How cricket became boring

Cricket has reached a stage where even committed watchers don’t know which teams are playing, when they are playing, who’s playing for whom, and, because they’re playing all the time, why they are playing at all. Rahul Bhattacharya in his column in Mint believes the game has become an embarrassment of riches.
From an average of 12 Tests a year over the last eight years, India was down to three in 2009. There is nothing still confirmed for 2010, which is normal practice with the Indian board, but particularly worrisome in the new age. In March comes IPL 3, thereafter the World Twenty20. Perhaps it is a cunning strategy to prepare audiences for IPL 4, where 94 games are to be stuffed senseless into six weeks. Nausea.

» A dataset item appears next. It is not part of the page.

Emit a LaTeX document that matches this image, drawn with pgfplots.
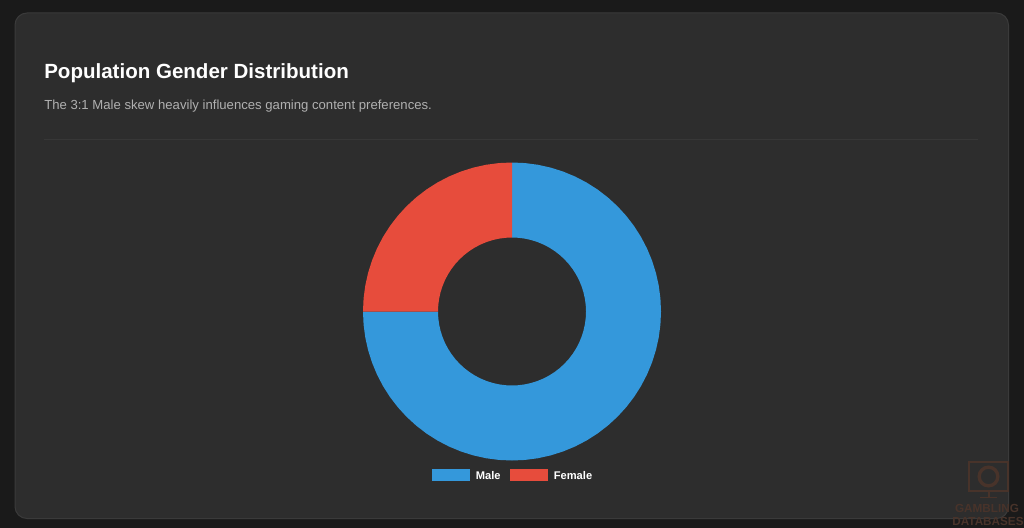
\documentclass[border=0pt]{standalone}
\usepackage{fontspec}
\setmainfont{Liberation Sans}
\usepackage{pgfplots}
\pgfplotsset{compat=1.18}

\definecolor{pagebg}{HTML}{1A1A1A}
\definecolor{cardbg}{HTML}{2D2D2D}
\definecolor{cardedge}{HTML}{3A3A3A}
\definecolor{divider}{HTML}{373737}
\definecolor{subtext}{HTML}{B0B0B0}
\definecolor{male}{HTML}{3498DB}
\definecolor{female}{HTML}{E74C3C}
\definecolor{wmark}{HTML}{48332A}

\begin{document}
\begin{tikzpicture}
  % coordinates in the scope are screen pixels from the top left corner
  \begin{scope}[x=0.75pt,y=-0.75pt]
  \useasboundingbox (0,0) rectangle (1024,528);
  \fill[pagebg] (0,0) rectangle (1024,528);
  \fill[cardbg,draw=cardedge,line width=0.75pt,rounded corners=9pt] (15,13) rectangle (1008.5,518.5);

  \node[anchor=base west,inner sep=0pt,text=white,font=\fontsize{15.4pt}{18pt}\selectfont\bfseries] at (44,78.5) {Population Gender Distribution};
  \node[anchor=base west,inner sep=0pt,text=subtext,font=\fontsize{9.85pt}{12pt}\selectfont] at (44,109) {The 3:1 Male skew heavily influences gaming content preferences.};
  \draw[divider,line width=0.75pt] (44,139.5) -- (978,139.5);
  \end{scope}

  \begin{axis}[
      at={(0pt,-396pt)},anchor=south west,
      scale only axis,width=768pt,height=396pt,
      axis lines=none,
      xmin=-512,xmax=512,ymin=-216.5,ymax=311.5,
      data cs=polar,
      clip=false,
      legend columns=2,
      legend image code/.code={\fill[#1] (0pt,-3.4pt) rectangle (28.5pt,5.6pt);\path (30.75pt,0pt);},
      legend style={
        at={(axis cs:1.5,-164.5)},anchor=center,
        draw=none,fill=none,text=white,
        font=\fontsize{8.35pt}{10pt}\selectfont\bfseries,
        /tikz/every even column/.append style={column sep=5.2pt},
        inner sep=0pt,
      },
    ]
    % Male 75%, clockwise from the top, ring outline as (angle, radius)
    \addplot[draw=none,fill=male] coordinates {
      (90,149)(85,149)(80,149)(75,149)(70,149)(65,149)(60,149)(55,149)(50,149)(45,149)
      (40,149)(35,149)(30,149)(25,149)(20,149)(15,149)(10,149)(5,149)(0,149)
      (-5,149)(-10,149)(-15,149)(-20,149)(-25,149)(-30,149)(-35,149)(-40,149)(-45,149)
      (-50,149)(-55,149)(-60,149)(-65,149)(-70,149)(-75,149)(-80,149)(-85,149)(-90,149)
      (-95,149)(-100,149)(-105,149)(-110,149)(-115,149)(-120,149)(-125,149)(-130,149)(-135,149)
      (-140,149)(-145,149)(-150,149)(-155,149)(-160,149)(-165,149)(-170,149)(-175,149)(-180,149)
      (-180,74)(-175,74)(-170,74)(-165,74)(-160,74)(-155,74)(-150,74)(-145,74)(-140,74)
      (-135,74)(-130,74)(-125,74)(-120,74)(-115,74)(-110,74)(-105,74)(-100,74)(-95,74)
      (-90,74)(-85,74)(-80,74)(-75,74)(-70,74)(-65,74)(-60,74)(-55,74)(-50,74)(-45,74)
      (-40,74)(-35,74)(-30,74)(-25,74)(-20,74)(-15,74)(-10,74)(-5,74)(0,74)
      (5,74)(10,74)(15,74)(20,74)(25,74)(30,74)(35,74)(40,74)(45,74)
      (50,74)(55,74)(60,74)(65,74)(70,74)(75,74)(80,74)(85,74)(90,74)
    } -- cycle;
    \addlegendentry{Male}
    % Female 25%
    \addplot[draw=none,fill=female] coordinates {
      (180,149)(175,149)(170,149)(165,149)(160,149)(155,149)(150,149)(145,149)(140,149)(135,149)
      (130,149)(125,149)(120,149)(115,149)(110,149)(105,149)(100,149)(95,149)(90,149)
      (90,74)(95,74)(100,74)(105,74)(110,74)(115,74)(120,74)(125,74)(130,74)(135,74)
      (140,74)(145,74)(150,74)(155,74)(160,74)(165,74)(170,74)(175,74)(180,74)
    } -- cycle;
    \addlegendentry{Female}
  \end{axis}

  % faint watermark, bottom right
  \begin{scope}[x=0.75pt,y=-0.75pt]
  \draw[wmark,line width=1pt] (969,462) rectangle (1008,491);
  \draw[wmark,line width=2.5pt] (988.5,476.5) circle [radius=7pt];
  \draw[wmark,line width=1.5pt] (988.5,491) -- (988.5,497);
  \draw[wmark,line width=1pt] (980,497.5) -- (997,497.5);
  \node[anchor=base,inner sep=0pt,text=wmark,font=\fontsize{8.8pt}{11pt}\selectfont\bfseries] at (987,512) {GAMBLING};
  \node[anchor=base,inner sep=0pt,text=wmark,font=\fontsize{8.8pt}{11pt}\selectfont\bfseries] at (988,525) {DATABASES};
  \end{scope}
\end{tikzpicture}
\end{document}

It was unthinkable that a day would come when the urban Indian male would admit he is bored of cricket. But the truth is that the sport is fast losing its charm among its most commercially influential devouts. Akshay Sawai has the lowdown in Open magazine.
What must worry cricket handlers the most, however, is that the age group most coveted by marketers, the urban youth with upper middleclass backgrounds, is more interested in football. The sport was always popular in India. But in the old days, the telecast of international matches was sporadic. Football fever peaked every four years with the World Cup and dissipated once Dino Zoff or Diego Maradona or Lothar Matthaus had hoisted the trophy.
From the mid-90s, however, Indians could enjoy comprehensive coverage of European leagues, all thanks to cable television. The impact has been significant. Today, there are many teenagers who respect Dhoni, but want to be Fernando Torres. Dhoni himself wanted to be a footballer.
In the same magazine, Boria Mazumdar explains how the glory of wearing the India cap is rapidly being eclipsed by the greed for big bucks in slambang leagues.
Since the advent of the IPL and more recently the CLT20, the fundamental difference between Australian and Indian cricket is this growing absence of pride in doing things for the nation. While the baggy green has reverential status in Australia, it represents the best Australia can offer, Indian youngsters find this concept totally alien, wasteful traditional romanticism associated with the cricket of a bygone era. New-age Indian cricket is the fertile playground to earn a fast buck, and more the logos of MNCs on the caps of the new-age Indian youngster, the merrier it is.